PROVIDED MATERIAL –
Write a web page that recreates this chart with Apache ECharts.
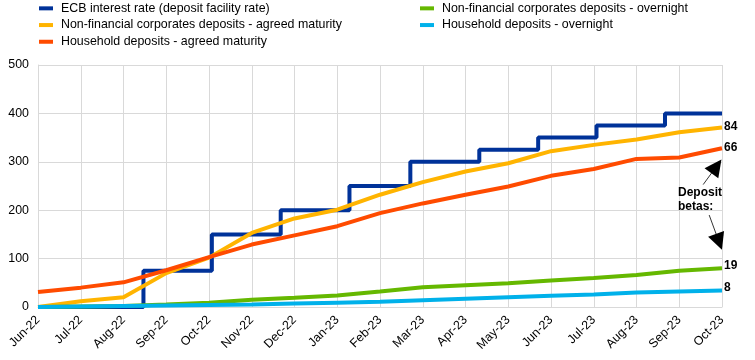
<!DOCTYPE html>
<html>
<head>
<meta charset="utf-8">
<script src="https://cdn.jsdelivr.net/npm/echarts@6/dist/echarts.min.js"></script>
<style>
html,body{margin:0;padding:0;background:#fff;}
#chart{width:755px;height:360px;}
</style>
</head>
<body>
<div id="chart"></div>
<script>
// Month-end tick labels (x axis)
const categories = ['Jun-22','Jul-22','Aug-22','Sep-22','Oct-22','Nov-22','Dec-22','Jan-23','Feb-23','Mar-23','Apr-23','May-23','Jun-23','Jul-23','Aug-23','Sep-23','Oct-23'];

// ECB deposit facility rate (bps), dates at which the rate took effect
const ecbDates = ['2022-06-30','2022-09-14','2022-11-02','2022-12-21','2023-02-08','2023-03-22','2023-05-10','2023-06-21','2023-08-02','2023-09-20','2023-10-31'];
const ecbRates = [0, 75, 150, 200, 250, 300, 325, 350, 375, 400, 400];

// Deposit rate changes (bps), monthly
const nfcAgreed = [0, 12, 20, 70, 102, 153, 183, 201, 232, 258, 280, 297, 322, 335, 346, 361, 371];
const hhAgreed  = [31, 40, 51, 76, 103, 129, 148, 167, 194, 214, 232, 249, 271, 285, 306, 309, 328];
const nfcOvernight = [0, 1, 2, 5, 9, 15, 19, 24, 32, 41, 45, 49, 55, 60, 66, 75, 80];
const hhOvernight  = [0, 1, 2, 3, 4, 5, 7, 9, 11, 14, 17, 20, 23, 26, 30, 32, 34];

// Deposit betas shown at line ends
const betaNfcAgreed = '84';
const betaHhAgreed = '66';
const betaNfcOvernight = '19';
const betaHhOvernight = '8';

const yTicks = [0, 100, 200, 300, 400, 500];

function monthPos(s) {
  const [y, m, d] = s.split('-').map(Number);
  const dim = new Date(y, m, 0).getDate();
  return (y - 2022) * 12 + (m - 1) - 6 + d / dim;
}
const monthly = arr => arr.map((v, i) => [i, v]);
const ecbData = ecbDates.map((d, i) => [monthPos(d), ecbRates[i]]);

const FONT = "'Liberation Sans', Arial, sans-serif";
const names = {
  ecb: 'ECB interest rate (deposit facility rate)',
  nfcA: 'Non-financial corporates deposits - agreed maturity',
  hhA: 'Household deposits - agreed maturity',
  nfcO: 'Non-financial corporates deposits - overnight',
  hhO: 'Household deposits - overnight'
};

function endLabel(text, offY) {
  return {
    show: true, formatter: () => text, distance: 2, offset: [0, offY],
    color: '#000', fontWeight: 'bold', fontSize: 12, fontFamily: FONT
  };
}

const legendCommon = {
  orient: 'vertical', top: 0, padding: 0, itemGap: 0,
  itemWidth: 14, itemHeight: 4, icon: 'rect', selectedMode: false,
  textStyle: { fontSize: 12.4, fontFamily: FONT, color: '#000', lineHeight: 16.7, padding: [0, 0, 0, 3] }
};

const chart = echarts.init(document.getElementById('chart'), null, { renderer: 'canvas' });
chart.setOption({
  animation: false,
  textStyle: { fontFamily: FONT },
  grid: { left: 38, right: 33, top: 65, bottom: 53 },
  legend: [
    Object.assign({ left: 39, data: [names.ecb, names.nfcA, names.hhA] }, legendCommon),
    Object.assign({ left: 420, data: [names.nfcO, names.hhO] }, legendCommon)
  ],
  xAxis: {
    type: 'value', min: 0, max: categories.length - 1, interval: 1,
    axisLine: { show: true, lineStyle: { color: '#d9d9d9' } },
    axisTick: { show: false },
    splitLine: { show: true, lineStyle: { color: '#d9d9d9', width: 1 } },
    axisLabel: {
      rotate: 45, margin: 11, fontSize: 12.4, color: '#000', fontFamily: FONT,
      showMinLabel: true, showMaxLabel: true,
      formatter: v => categories[Math.round(v)] || ''
    }
  },
  yAxis: {
    type: 'value', min: yTicks[0], max: yTicks[yTicks.length - 1], interval: 100,
    axisLine: { show: true, lineStyle: { color: '#d9d9d9' } },
    axisTick: { show: false },
    splitLine: { show: true, lineStyle: { color: '#d9d9d9', width: 1 } },
    axisLabel: { margin: 9, fontSize: 12.4, color: '#000', fontFamily: FONT }
  },
  series: [
    {
      name: names.ecb, type: 'line', step: 'end', data: ecbData,
      showSymbol: false, symbol: 'none', color: '#003299',
      lineStyle: { width: 4, color: '#003299' }
    },
    {
      name: names.nfcA, type: 'line', data: monthly(nfcAgreed),
      showSymbol: false, symbol: 'none', color: '#FFB400',
      lineStyle: { width: 4, color: '#FFB400' },
      endLabel: endLabel(betaNfcAgreed, -1)
    },
    {
      name: names.hhA, type: 'line', data: monthly(hhAgreed),
      showSymbol: false, symbol: 'none', color: '#FF4B00',
      lineStyle: { width: 4, color: '#FF4B00' },
      endLabel: endLabel(betaHhAgreed, -1),
      markPoint: {
        silent: true, symbol: 'circle', symbolSize: 0,
        data: [{ coord: [14.97, 222], value: 0 }],
        label: {
          show: true, position: 'inside', align: 'left', verticalAlign: 'middle',
          formatter: 'Deposit\nbetas:', color: '#000', fontWeight: 'bold',
          fontSize: 12, fontFamily: FONT, lineHeight: 14
        }
      }
    },
    {
      name: names.nfcO, type: 'line', data: monthly(nfcOvernight),
      showSymbol: false, symbol: 'none', color: '#65B800',
      lineStyle: { width: 4, color: '#65B800' },
      endLabel: endLabel(betaNfcOvernight, -3)
    },
    {
      name: names.hhO, type: 'line', data: monthly(hhOvernight),
      showSymbol: false, symbol: 'none', color: '#00B1EA',
      lineStyle: { width: 4, color: '#00B1EA' },
      endLabel: endLabel(betaHhOvernight, -3),
      markLine: {
        silent: true, animation: false,
        symbol: ['none', 'triangle'], symbolSize: 17,
        label: { show: false },
        itemStyle: { color: '#000' },
        lineStyle: { color: '#000', width: 0.8, type: 'solid' },
        emphasis: { disabled: true },
        data: [
          [{ coord: [15.56, 253] }, { coord: [15.87, 290.5] }],
          [{ coord: [15.70, 190] }, { coord: [15.93, 134.7] }]
        ]
      }
    }
  ]
});
</script>
</body>
</html>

REQUIRED WORK –
Quote the material exactly. Pictures stay out.

THE RESPONSE –
Write a web page that recreates this chart with Apache ECharts.
<!DOCTYPE html>
<html>
<head>
<meta charset="utf-8">
<script src="https://cdn.jsdelivr.net/npm/echarts@6/dist/echarts.min.js"></script>
<style>
html,body{margin:0;padding:0;background:#fff;}
#chart{width:755px;height:360px;}
</style>
</head>
<body>
<div id="chart"></div>
<script>
// Month-end tick labels (x axis)
const categories = ['Jun-22','Jul-22','Aug-22','Sep-22','Oct-22','Nov-22','Dec-22','Jan-23','Feb-23','Mar-23','Apr-23','May-23','Jun-23','Jul-23','Aug-23','Sep-23','Oct-23'];

// ECB deposit facility rate (bps), dates at which the rate took effect
const ecbDates = ['2022-06-30','2022-09-14','2022-11-02','2022-12-21','2023-02-08','2023-03-22','2023-05-10','2023-06-21','2023-08-02','2023-09-20','2023-10-31'];
const ecbRates = [0, 75, 150, 200, 250, 300, 325, 350, 375, 400, 400];

// Deposit rate changes (bps), monthly
const nfcAgreed = [0, 12, 20, 70, 102, 153, 183, 201, 232, 258, 280, 297, 322, 335, 346, 361, 371];
const hhAgreed  = [31, 40, 51, 76, 103, 129, 148, 167, 194, 214, 232, 249, 271, 285, 306, 309, 328];
const nfcOvernight = [0, 1, 2, 5, 9, 15, 19, 24, 32, 41, 45, 49, 55, 60, 66, 75, 80];
const hhOvernight  = [0, 1, 2, 3, 4, 5, 7, 9, 11, 14, 17, 20, 23, 26, 30, 32, 34];

// Deposit betas shown at line ends
const betaNfcAgreed = '84';
const betaHhAgreed = '66';
const betaNfcOvernight = '19';
const betaHhOvernight = '8';

const yTicks = [0, 100, 200, 300, 400, 500];

function monthPos(s) {
  const [y, m, d] = s.split('-').map(Number);
  const dim = new Date(y, m, 0).getDate();
  return (y - 2022) * 12 + (m - 1) - 6 + d / dim;
}
const monthly = arr => arr.map((v, i) => [i, v]);
const ecbData = ecbDates.map((d, i) => [monthPos(d), ecbRates[i]]);

const FONT = "'Liberation Sans', Arial, sans-serif";
const names = {
  ecb: 'ECB interest rate (deposit facility rate)',
  nfcA: 'Non-financial corporates deposits - agreed maturity',
  hhA: 'Household deposits - agreed maturity',
  nfcO: 'Non-financial corporates deposits - overnight',
  hhO: 'Household deposits - overnight'
};

function endLabel(text, offY) {
  return {
    show: true, formatter: () => text, distance: 2, offset: [0, offY],
    color: '#000', fontWeight: 'bold', fontSize: 12, fontFamily: FONT
  };
}

const legendCommon = {
  orient: 'vertical', top: 0, padding: 0, itemGap: 0,
  itemWidth: 14, itemHeight: 4, icon: 'rect', selectedMode: false,
  textStyle: { fontSize: 12.4, fontFamily: FONT, color: '#000', lineHeight: 16.7, padding: [0, 0, 0, 3] }
};

const chart = echarts.init(document.getElementById('chart'), null, { renderer: 'canvas' });
chart.setOption({
  animation: false,
  textStyle: { fontFamily: FONT },
  grid: { left: 38, right: 33, top: 65, bottom: 53 },
  legend: [
    Object.assign({ left: 39, data: [names.ecb, names.nfcA, names.hhA] }, legendCommon),
    Object.assign({ left: 420, data: [names.nfcO, names.hhO] }, legendCommon)
  ],
  xAxis: {
    type: 'value', min: 0, max: categories.length - 1, interval: 1,
    axisLine: { show: true, lineStyle: { color: '#d9d9d9' } },
    axisTick: { show: false },
    splitLine: { show: true, lineStyle: { color: '#d9d9d9', width: 1 } },
    axisLabel: {
      rotate: 45, margin: 11, fontSize: 12.4, color: '#000', fontFamily: FONT,
      showMinLabel: true, showMaxLabel: true,
      formatter: v => categories[Math.round(v)] || ''
    }
  },
  yAxis: {
    type: 'value', min: yTicks[0], max: yTicks[yTicks.length - 1], interval: 100,
    axisLine: { show: true, lineStyle: { color: '#d9d9d9' } },
    axisTick: { show: false },
    splitLine: { show: true, lineStyle: { color: '#d9d9d9', width: 1 } },
    axisLabel: { margin: 9, fontSize: 12.4, color: '#000', fontFamily: FONT }
  },
  series: [
    {
      name: names.ecb, type: 'line', step: 'end', data: ecbData,
      showSymbol: false, symbol: 'none', color: '#003299',
      lineStyle: { width: 4, color: '#003299' }
    },
    {
      name: names.nfcA, type: 'line', data: monthly(nfcAgreed),
      showSymbol: false, symbol: 'none', color: '#FFB400',
      lineStyle: { width: 4, color: '#FFB400' },
      endLabel: endLabel(betaNfcAgreed, -1)
    },
    {
      name: names.hhA, type: 'line', data: monthly(hhAgreed),
      showSymbol: false, symbol: 'none', color: '#FF4B00',
      lineStyle: { width: 4, color: '#FF4B00' },
      endLabel: endLabel(betaHhAgreed, -1),
      markPoint: {
        silent: true, symbol: 'circle', symbolSize: 0,
        data: [{ coord: [14.97, 222], value: 0 }],
        label: {
          show: true, position: 'inside', align: 'left', verticalAlign: 'middle',
          formatter: 'Deposit\nbetas:', color: '#000', fontWeight: 'bold',
          fontSize: 12, fontFamily: FONT, lineHeight: 14
        }
      }
    },
    {
      name: names.nfcO, type: 'line', data: monthly(nfcOvernight),
      showSymbol: false, symbol: 'none', color: '#65B800',
      lineStyle: { width: 4, color: '#65B800' },
      endLabel: endLabel(betaNfcOvernight, -3)
    },
    {
      name: names.hhO, type: 'line', data: monthly(hhOvernight),
      showSymbol: false, symbol: 'none', color: '#00B1EA',
      lineStyle: { width: 4, color: '#00B1EA' },
      endLabel: endLabel(betaHhOvernight, -3),
      markLine: {
        silent: true, animation: false,
        symbol: ['none', 'triangle'], symbolSize: 17,
        label: { show: false },
        itemStyle: { color: '#000' },
        lineStyle: { color: '#000', width: 0.8, type: 'solid' },
        emphasis: { disabled: true },
        data: [
          [{ coord: [15.56, 253] }, { coord: [15.87, 290.5] }],
          [{ coord: [15.70, 190] }, { coord: [15.93, 134.7] }]
        ]
      }
    }
  ]
});
</script>
</body>
</html>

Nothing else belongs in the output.